1. A shock absorber for bumpers providing damage-free absorption of shock energy during vehicle crashes for placement between a vehicle bumper and a vehicle body, the shock absorber consisting of at least one elastically deformable element and a support body, the elastically deformable element and the support body each having mutually engaging flat sliding surfaces which form an angle with respect to the direction of movement of the element, upon impact elastic body means between portions of the elastically deformable element and the support body adapted to influence the deformation and movement of the elastically deformable element during impact.

2. A shock absorber as in claim 1 wherein the support body envelops the elastically deformable element.

3. A shock absorber as in claim 1 wherein the elastically deformable element includes a central frame and alternately inclined deformable ribs on both sides of the central frame, the deformable ribs having end portions that engage the support body, the rib end portions and the support body forming the mutually engaging sliding surfaces.

4. A shock absorber according to claim 1 wherein the elastically deformable element has deformable ribs and the support body has deformable ribs positioned opposite in mutually engaging relationship with each other.

5. A shock absorber according to claim 1 wherein the elastic body means comprises synthetic foam.

6. A shock absorber according to claim 1 including additional elastic body means comprising elastically deformable strips arranged between the elastically deformable element and the support body.

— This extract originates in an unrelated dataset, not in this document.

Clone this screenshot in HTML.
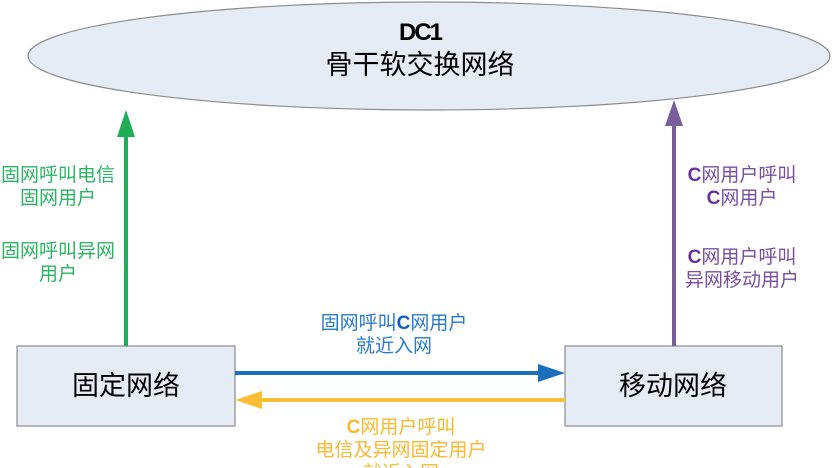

7. A shock absorber according to claim 1 including additional elastic body means of differing elasticity.

8. A shock absorber according to claim 1 wherein the elastically deformable element includes limbs facing each other and outwardly inclined relative to each other, the limbs being supportingly arranged on correspondingly inclined surfaces of the support body.

9. A shock absorber according to claim 8 including beam ties arranged as tension members in the direction of movement next to the corresponding inclined surfaces.

10. A shock absorber according to claim 8 wherein the elastic body means includes elastic foam arranged between the element and the support body.